I'm sure Mises himself observed the real world economy when he came up with the business cycle theory. So it seems that for Austrians empirical observations are just as important as for the mainstream economists. The business cycle itself can be considered an economic model.

Therefore can you please explain why Austrians don't believe in models? Maybe I don't understand what exactly Austrians object to, because to me it seems that business cycle itself is a model.

What Austrians don't believe in are models that can be completely expressed as a set of equations. The problems with these models are

A) Just like those equations you see in physics books, they make initial assumptions. The reason these intial assumptions are made is because otherwise the math involved will be difficult, if not impossible, to solve.

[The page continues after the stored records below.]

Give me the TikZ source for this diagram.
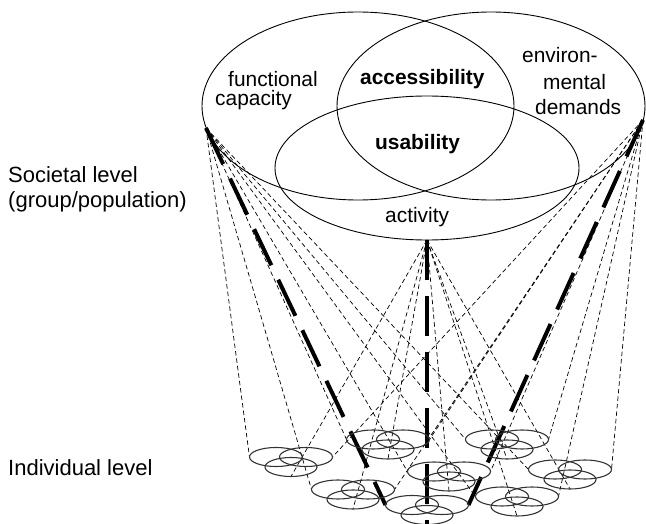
\documentclass[tikz,border=0pt]{standalone}
\usepackage{fontspec}
\setmainfont{Liberation Sans}
\begin{document}
\begin{tikzpicture}[x=1pt,y=-1pt,
  big/.style={line width=0.9pt},
  small/.style={line width=1.1pt, draw=black!80},
  thinline/.style={dash pattern=on 4.5pt off 3pt, line width=0.7pt},
  thickline/.style={dash pattern=on 40pt off 16pt, line width=4pt},
  lbl/.style={anchor=base west, inner sep=0pt, font=\fontsize{20.9}{24}\selectfont},
  blbl/.style={lbl, font=\fontsize{20.9}{24}\selectfont\bfseries},
  side/.style={anchor=base west, inner sep=0pt, font=\fontsize{22}{25}\selectfont}]
\useasboundingbox (0,0) rectangle (646,524);

% apex points on the societal-level diagram
\coordinate (La) at (206,128);
\coordinate (Ca) at (427,240);
\coordinate (Ra) at (643,120);

% individual-level clusters: name / centre x / centre y
\foreach \n/\cx/\cy in {1/291/457, 2/388/439.5, 3/449/471.5, 4/507/439.5,
                        5/570/469.5, 6/353/489.5, 7/427/505, 8/517/496.5}{
  \coordinate (k\n L) at (\cx-41.5,\cy);
  \coordinate (k\n R) at (\cx+41.5,\cy);
  \coordinate (k\n C) at (\cx,\cy+19.5);
}

% thin dashed connectors
\foreach \n in {1,2,3,4,5,6,8}{
  \draw[thinline] (La) -- (k\n L);
  \draw[thinline] (Ca) -- (k\n C);
  \draw[thinline] (Ra) -- (k\n R);
}
% thick dashed connectors
\draw[thickline] (La) -- (k7L);
\draw[thickline] (Ca) -- (k7C);
\draw[thickline] (Ra) -- (k7R);

% small ellipse clusters
\foreach \n/\cx/\cy in {1/291/457, 2/388/439.5, 3/449/471.5, 4/507/439.5,
                        5/570/469.5, 6/353/489.5, 7/427/505, 8/517/496.5}{
  \draw[small] (\cx-15,\cy) ellipse [x radius=26.5, y radius=9.5];
  \draw[small] (\cx+15,\cy) ellipse [x radius=26.5, y radius=9.5];
  \draw[small] (\cx,\cy+10) ellipse [x radius=26, y radius=9.5];
}

% big ellipses
\draw[big] (358,106) ellipse [x radius=156, y radius=94];
\draw[big] (491,106) ellipse [x radius=154, y radius=94];
\draw[big] (427,168) ellipse [x radius=152, y radius=72];

% labels
\node[lbl] (fc1) at (228,87) {functional};
\node[lbl] (fc2) at (215,106) {capacity};
\node[blbl] (acc) at (360,85) {accessibility};
\node[blbl] (usa) at (375,150) {usability};
\node[lbl] (env1) at (522,63) {environ-};
\node[lbl] (env2) at (543,90) {mental};
\node[lbl] (env3) at (535,115) {demands};
\node[lbl] (act) at (385,223) {activity};
\node[side] (soc1) at (8,183) {Societal level};
\node[side] (soc2) at (8,208) {(group/population)};
\node[side] (ind) at (8,475) {Individual level};
\end{tikzpicture}
\end{document}
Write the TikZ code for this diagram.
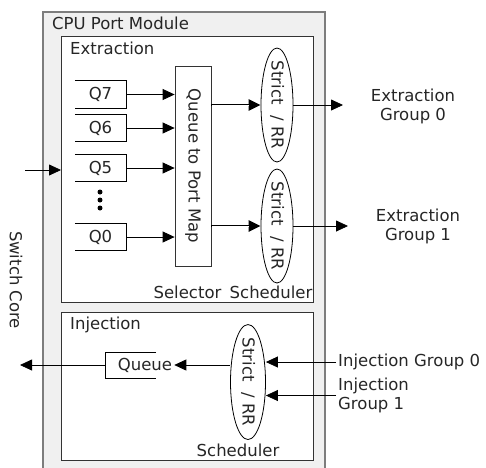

In the physics models, the assumptions are realistic. For example "For small values of X, sin x can be approxiamted by X". Or, "We can get a rough approximation of what is going to happen if we assume lack of friction".

But when it comes to economic models, Austrians claim that the initial assumptions are unrealistic to the point of absurdity.

B) The models assumes that people always do the same thing, just as particles do in a physics model. But of course this too, is an absurd assumption.

So much for the models AE rejects [or more precisely, what I know of this subject].

AE models differ in that they are built on assumptions that anyone sees are valid, and use rules of logic that are universally accepted to make their "model".